“Le premier bonheur du jour, c’est un rubon de soleil” cantava Françoise Hardy que nos deixou há dias. É uma grande verdade que qualquer português que passe a viver em trópicos mais sombrios e frescos descobre de forma penosa (“the hard way”). “A primeira felicidade do dia é um raio de sol”. Depois da descoberta, segue-se a longa aprendizagem de como passar a viver com um bem que se tornou escasso — o sol, os raios de sol — e segue-se também a adaptação de todos os sentidos, principalmente da visão a uma maior penumbra e falta de claridade.
Pois aqui nesta ilha, os raios de sol raramente nos brindam quando saltamos da cama, e não se aproximam de nós durante dias consecutivos, retidos entre as muralhas de nuvens cinzentas e inexpugnáveis.
“A primeira felicidade do dia é um raio de sol”, cantava Françoise Hardy.
Essa felicidade, porém, existia, mais breve e passageira do que em Portugal, reservada a uns fugazes, irrisórios dias que começavam em junho e terminavam abruptamente em setembro.
Existia, digo, porque não temos mais essa certeza de que volte. De facto, à medida que junho se adensa, os londrinos estão com um pressentimento cada dia mais negro, cada dia mais arrepiante: este ano, o verão pode esquecer-se desta ilha.
Perante um “ weather forecast” repetitivo e pouco animador, acho que a maioria de nós se preparou já mentalmente para a possibilidade de que o verão não chegará.
Há coisas que ainda se podem fazer, encolhendo os ombros e ignorando a sorte que nos calhou.

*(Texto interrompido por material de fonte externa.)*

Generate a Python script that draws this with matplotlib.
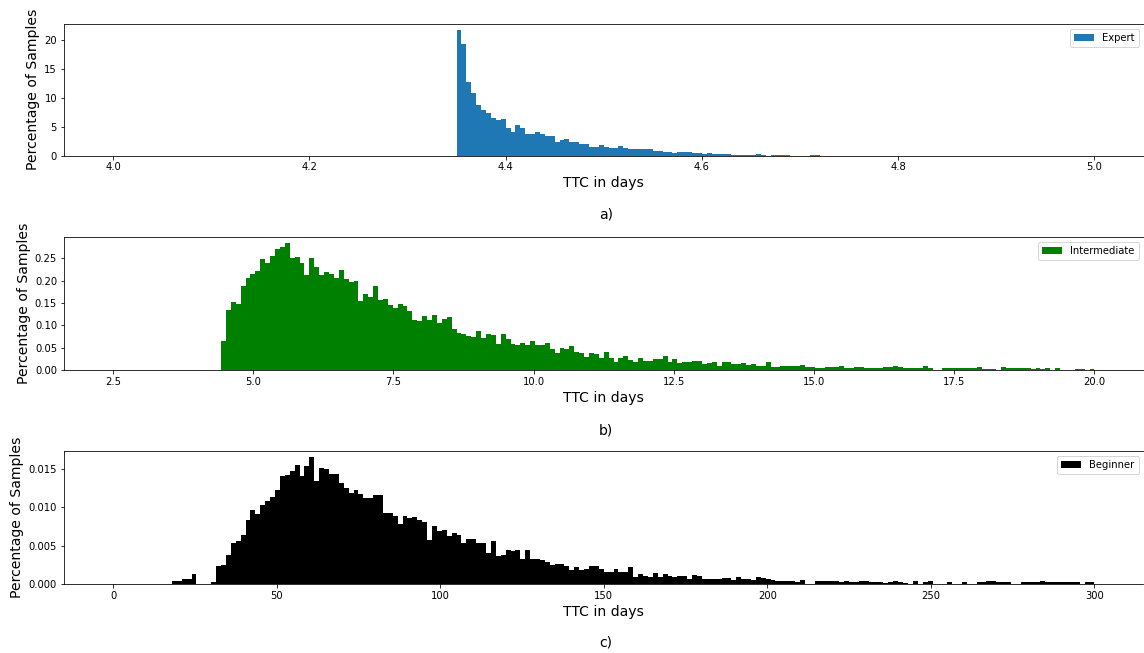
import numpy as np
import matplotlib
matplotlib.use('Agg')
import matplotlib.pyplot as plt

# histogram setup: 200 bins over each range, values given from the first non-empty bin
n_bins = 200

expert_range = (4.0, 5.0)
expert_first_bin = 70
expert_pct = [21.7, 19.4, 12.8, 10.9, 8.8, 7.95, 7.4, 6.5, 6.1, 6.4,
              4.8, 4.15, 5.2, 4.7, 3.8, 3.8, 4.0, 3.8, 3.3, 3.45,
              2.4, 2.6, 2.8, 2.4, 2.4, 2.0, 2.0, 1.5, 1.5, 1.9,
              1.5, 1.27, 1.27, 1.6, 1.27, 1.2, 1.1, 1.2, 1.2, 1.04,
              0.8, 0.8, 0.63, 0.58, 0.46, 0.63, 0.63, 0.58, 0.35, 0.46,
              0.29, 0.4, 0.2, 0.2, 0.2, 0.2, 0.1, 0.12, 0.1, 0.1,
              0.1, 0.25, 0.1, 0, 0.12, 0.12, 0.12, 0.12, 0, 0,
              0, 0, 0.15, 0.15]

inter_range = (2.5, 20.0)
inter_first_bin = 22
inter_pct = [0.066, 0.135, 0.153, 0.149, 0.189, 0.207, 0.215, 0.222, 0.249, 0.241,
             0.256, 0.272, 0.276, 0.284, 0.250, 0.254, 0.240, 0.214, 0.251, 0.232,
             0.214, 0.219, 0.216, 0.207, 0.225, 0.204, 0.197, 0.199, 0.154, 0.170,
             0.164, 0.189, 0.156, 0.159, 0.146, 0.140, 0.147, 0.144, 0.133, 0.113,
             0.109, 0.120, 0.113, 0.124, 0.105, 0.115, 0.118, 0.093, 0.082, 0.080,
             0.076, 0.073, 0.088, 0.071, 0.081, 0.078, 0.059, 0.081, 0.070, 0.058,
             0.055, 0.060, 0.055, 0.065, 0.057, 0.057, 0.060, 0.048, 0.039, 0.050,
             0.048, 0.053, 0.041, 0.039, 0.030, 0.039, 0.035, 0.028, 0.041, 0.028,
             0.019, 0.026, 0.032, 0.023, 0.019, 0.028, 0.021, 0.021, 0.025, 0.025,
             0.032, 0.019, 0.025, 0.016, 0.019, 0.018, 0.020, 0.021, 0.013, 0.016,
             0.019, 0.010, 0.017, 0.017, 0.013, 0.013, 0.015, 0.011, 0.013, 0.010,
             0.010, 0.017, 0.007, 0.006, 0.010, 0.010, 0.009, 0.009, 0.011, 0.0074,
             0.0074, 0.005, 0.005, 0.007, 0.007, 0.007, 0.009, 0.005, 0.005, 0.0074,
             0.0074, 0.005, 0.005, 0.005, 0.004, 0.006, 0.006, 0.008, 0.0074, 0.0045,
             0.0045, 0.005, 0.005, 0.0097, 0.004, 0, 0, 0.005, 0.004, 0.004,
             0.004, 0.004, 0.004, 0.004, 0.007, 0.003, 0.003, 0.003, 0, 0.007,
             0.004, 0.005, 0.0045, 0.0045, 0.0045, 0.002, 0.005, 0.003, 0.005, 0,
             0.005, 0, 0, 0, 0.003, 0.003, 0, 0.003]

begin_range = (0.0, 300.0)
begin_first_bin = 12
begin_pct = [0.00039, 0.00039, 0.0006, 0.0006, 0.00125, 0, 0, 0, 0.0002, 0.0024,
             0.0025, 0.0038, 0.0054, 0.0056, 0.0064, 0.0084, 0.0097, 0.0091, 0.0103, 0.0108,
             0.0113, 0.0122, 0.0141, 0.0142, 0.0147, 0.0155, 0.0141, 0.0154, 0.0165, 0.0134,
             0.0151, 0.0150, 0.0143, 0.0143, 0.0131, 0.0125, 0.0119, 0.0123, 0.0117, 0.0112,
             0.0112, 0.0116, 0.0116, 0.0093, 0.0092, 0.0089, 0.0078, 0.0088, 0.0086, 0.0087,
             0.0083, 0.0081, 0.0057, 0.0076, 0.0069, 0.0070, 0.0063, 0.0066, 0.0064, 0.0053,
             0.0058, 0.0058, 0.0054, 0.0053, 0.0040, 0.0056, 0.0036, 0.0038, 0.0044, 0.0043,
             0.0044, 0.0033, 0.0044, 0.0033, 0.0033, 0.0031, 0.0029, 0.0025, 0.0026, 0.0026,
             0.0024, 0.0018, 0.0022, 0.0018, 0.0019, 0.0024, 0.0024, 0.0020, 0.0016, 0.0016,
             0.0020, 0.0016, 0.0016, 0.0022, 0.00095, 0.0013, 0.0011, 0.00095, 0.0014, 0.00095,
             0.0013, 0.0011, 0.00095, 0.0010, 0.0010, 0.0006, 0.0012, 0.0010, 0.0007, 0.0007,
             0.0007, 0.0007, 0.0008, 0.0008, 0.0005, 0.00095, 0.00065, 0.0007, 0.0005, 0.00095,
             0.0008, 0.00065, 0.0005, 0.00045, 0.00043, 0.0004, 0.0004, 0.0003, 0.00056, 0,
             0, 0.00034, 0.0004, 0.0004, 0.0004, 0.0004, 0.0003, 0.0004, 0.0003, 0.0003,
             0.0004, 0.0004, 0.0003, 0.0002, 0.0003, 0.00013, 0.0003, 0.0004, 0.00026, 0.00017,
             0, 0.00034, 0, 0.00026, 0.0004, 0, 0, 0, 0.0002, 0,
             0, 0.00026, 0, 0, 0.00026, 0.0002, 0.0004, 0.0004, 0.00026, 0.0002,
             0.0002, 0, 0, 0.00026, 0.00026, 0.00026, 0.0002, 0.00034, 0.00026, 0.00026,
             0.0002, 0.00026, 0.00026, 0.00026, 0.0002, 0, 0.0003, 0.0002]

panels = [
    (expert_range, expert_first_bin, expert_pct, '#1f77b4', 'Expert', 'a)'),
    (inter_range, inter_first_bin, inter_pct, 'green', 'Intermediate', 'b)'),
    (begin_range, begin_first_bin, begin_pct, 'black', 'Beginner', 'c)'),
]

W, H = 1144, 653
fig = plt.figure(figsize=(W / 72, H / 72), dpi=72)

# axes boxes in pixels: (top, bottom)
boxes = [(24, 155.5), (237, 370), (451, 584)]
left_px, right_px = 64, 1143.5
caption_y = [215, 430, 643]

for (rng, first, vals, color, label, cap), (top, bot), cy in zip(panels, boxes, caption_y):
    ax = fig.add_axes([left_px / W, 1 - bot / H, (right_px - left_px) / W, (bot - top) / H])
    edges = np.linspace(rng[0], rng[1], n_bins + 1)
    centers = (edges[:-1] + edges[1:]) / 2
    heights = np.zeros(n_bins)
    heights[first:first + len(vals)] = vals
    ax.hist(centers, bins=edges, weights=heights, color=color, label=label)
    ax.set_xlabel('TTC in days', fontsize=14)
    ax.set_ylabel('Percentage of Samples', fontsize=14)
    ax.tick_params(labelsize=10)
    ax.legend(loc='upper right', fontsize=10)
    fig.text(606 / W, 1 - cy / H, cap, ha='center', va='center', fontsize=14)

fig.savefig('out.png', dpi=72, facecolor='white')
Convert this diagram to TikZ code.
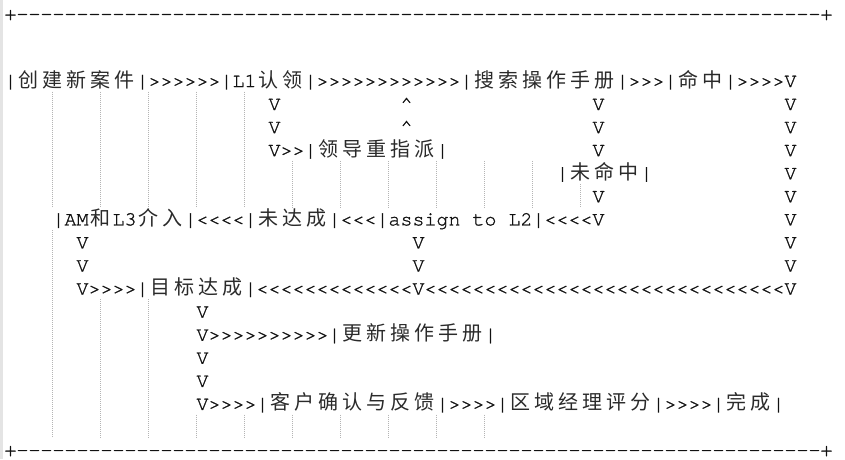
\documentclass[tikz,border=0pt]{standalone}
\usepackage{fontspec}
\setmonofont{TeX Gyre Cursor}[FakeBold=1.2]
\newfontfamily\cjkfont{Noto Sans CJK SC}

\definecolor{ink}{HTML}{111111}
\definecolor{cjkink}{HTML}{2A2A2A}
\definecolor{guidegray}{HTML}{B4B4B4}
\definecolor{margin}{HTML}{E4E4E4}

% one column of the text grid, a CJK sign takes two
\newlength\cw
\setlength\cw{12pt}
\let\zhend\relax
\newcommand\zh[1]{\zhnext#1\zhend}
\def\zhnext#1{\ifx#1\zhend\else\makebox[2\cw]{\cjkfont\color{cjkink}#1}\expandafter\zhnext\fi}
\newcommand\rep[2]{\foreach \j in {1,...,#1}{#2}}

\tikzset{
    row/.style={anchor=base west, inner sep=0pt, outer sep=0pt, text=ink, font=\fontsize{20pt}{23pt}\selectfont\ttfamily},
    guide/.style={draw=guidegray, line width=0.7pt, dash pattern=on 1pt off 1pt},
}

\begin{document}
\begin{tikzpicture}[x=12pt, y=-23.07pt]
\useasboundingbox (0,0) rectangle (70.4167,19.896);

% editor margin
\fill[margin] (0,0) rectangle (0.22,19.896);

\begin{scope}[shift={(0.375,2.771)}]
% indent guides
\foreach \k in {1,...,5} \draw[guide] (4*\k,1.2) -- (4*\k,6.2);
\foreach \k in {6,...,11} \draw[guide] (4*\k,4.2) -- (4*\k,6.2);
\draw[guide] (48,5.2) -- (48,6.2);
\draw[guide] (4,7.2) -- (4,16.2);
\foreach \k in {2,3} \draw[guide] (4*\k,10.2) -- (4*\k,16.2);
\foreach \k in {4,...,10} \draw[guide] (4*\k,15.2) -- (4*\k,16.2);

% frame
\node[row] (top) at (0,-1.9) {+\rep{67}{-}+};
\node[row] (bottom) at (0,17) {+\rep{67}{-}+};

% main line
\node[row] (r1) at (0,1) {|\zh{创建新案件}|\rep{6}{>}|L1\zh{认领}|\rep{12}{>}|\zh{搜索操作手册}|\rep{3}{>}|\zh{命中}|\rep{4}{>}V};
\node[row] (r2a) at (22,2) {V};
\node[row] (r2b) at (33,2) {\textasciicircum};
\node[row] (r2c) at (49,2) {V};
\node[row] (r2d) at (65,2) {V};
\node[row] (r3a) at (22,3) {V};
\node[row] (r3b) at (33,3) {\textasciicircum};
\node[row] (r3c) at (49,3) {V};
\node[row] (r3d) at (65,3) {V};
\node[row] (r4a) at (22,4) {V>>|\zh{领导重指派}|};
\node[row] (r4c) at (49,4) {V};
\node[row] (r4d) at (65,4) {V};
\node[row] (r5a) at (46,5) {|\zh{未命中}|};
\node[row] (r5d) at (65,5) {V};
\node[row] (r6c) at (49,6) {V};
\node[row] (r6d) at (65,6) {V};

% escalation
\node[row] (r7) at (4,7) {|AM\zh{和}L3\zh{介入}|\rep{4}{<}|\zh{未达成}|\rep{3}{<}|assign~to~L2|\rep{4}{<}V};
\node[row] (r7d) at (65,7) {V};
\node[row] (r8a) at (6,8) {V};
\node[row] (r8b) at (34,8) {V};
\node[row] (r8d) at (65,8) {V};
\node[row] (r9a) at (6,9) {V};
\node[row] (r9b) at (34,9) {V};
\node[row] (r9d) at (65,9) {V};
\node[row] (r10) at (6,10) {V\rep{4}{>}|\zh{目标达成}|\rep{13}{<}V\rep{30}{<}V};

% closing
\node[row] (r11) at (16,11) {V};
\node[row] (r12) at (16,12) {V\rep{10}{>}|\zh{更新操作手册}|};
\node[row] (r13) at (16,13) {V};
\node[row] (r14) at (16,14) {V};
\node[row] (r15) at (16,15) {V\rep{4}{>}|\zh{客户确认与反馈}|\rep{4}{>}|\zh{区域经理评分}|\rep{4}{>}|\zh{完成}|};
\end{scope}

\end{tikzpicture}
\end{document}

Vestem-se ainda as roupas de verão, porque isso é ser inglês, fingindo-se que está tudo normal, tudo na mesma e em ordem, põem-se tops e calções, destapam-se barriga e pés, dá-se uso a vestidos de alças, oferece-se a pele branca ao vento e aos chuviscos sem um abanão de frio, um dente que tirite ou uma pele de galinha.
(Como sou incapaz de acompanhar este show, mantenho o meu guarda-roupa de inverno a uso, e ando ainda com os casacos e as gabardines de inverno, as calças e os pullovers quentes).
Pode-se ainda ir aos pubs que na sua decoração dão sempre um ar de sua graça, um lamiré de verão. Engalanados de canteiros de flores à espera que os clientes fiquem de pé e à porta, a beber as suas Pints e os seus Pimms, indissociáveis do verão.
Pode-se fazer um barbecue, um piquenique, outro dos hábitos de verão dos ingleses, mas arriscando os aguaceiros e sem grande vontade de estar no parque horas a fio quando as temperaturas rondam os 10-15 graus.
Mas enfim, há que admitir que os ingleses já não têm a fleuma e o estoicismo do passado, e que muitos em vez de entrarem nesse jogo andam a tomar o avião e a pôr-se a milhas daqui…
Hoje, dia 15 de Junho, o boletim meteorológico que todos consultamos com mais ânsia ao fim de semana, dá outra vez chuva, o céu sem ponta de azul, e o termómetro sem subida. E a grande questão que nos atormenta e que ninguém quer admitir é esta: isto vai ser só assim este ano, ou veio para ficar? Porque lá no íntimo as notícias do global warming tendem a fazer esperar o pior.
O verão já não quer passar acima da Mancha. Parece que a grande felicidade dos londrinos, que já era tão breve e compactada, e que por isso mesmo eles sabiam aproveitar como ninguém, lhes pode ter sido roubada. E se esse pesadelo vira realidade? O otimismo que os ingleses cultivam tem levado alguns rombos nos últimos tempos.
Acho que dificilmente um inglês cantaria por isso como Françoise Hardy: “A primeira felicidade do dia é um raio de sol”.
Não porque não o apreciem, convenhamos, mas porque não gostam de ser piegas e coitadinhos. Preferem iluminar a metade cheia do copo, e comentar como isto tem sido ótimo para os parques, as rosas e os seus jardins, e lá isso tem, penso enquanto caminho no meio da verde floresta de Hampstead, ou quando observo os magníficos jardins da frente de cada casa vitoriana por que passo, nunca votados ao abandono ou à negligência pelos donos, até porque o “front garden” dá azo a renhidas competições entre os vizinhos.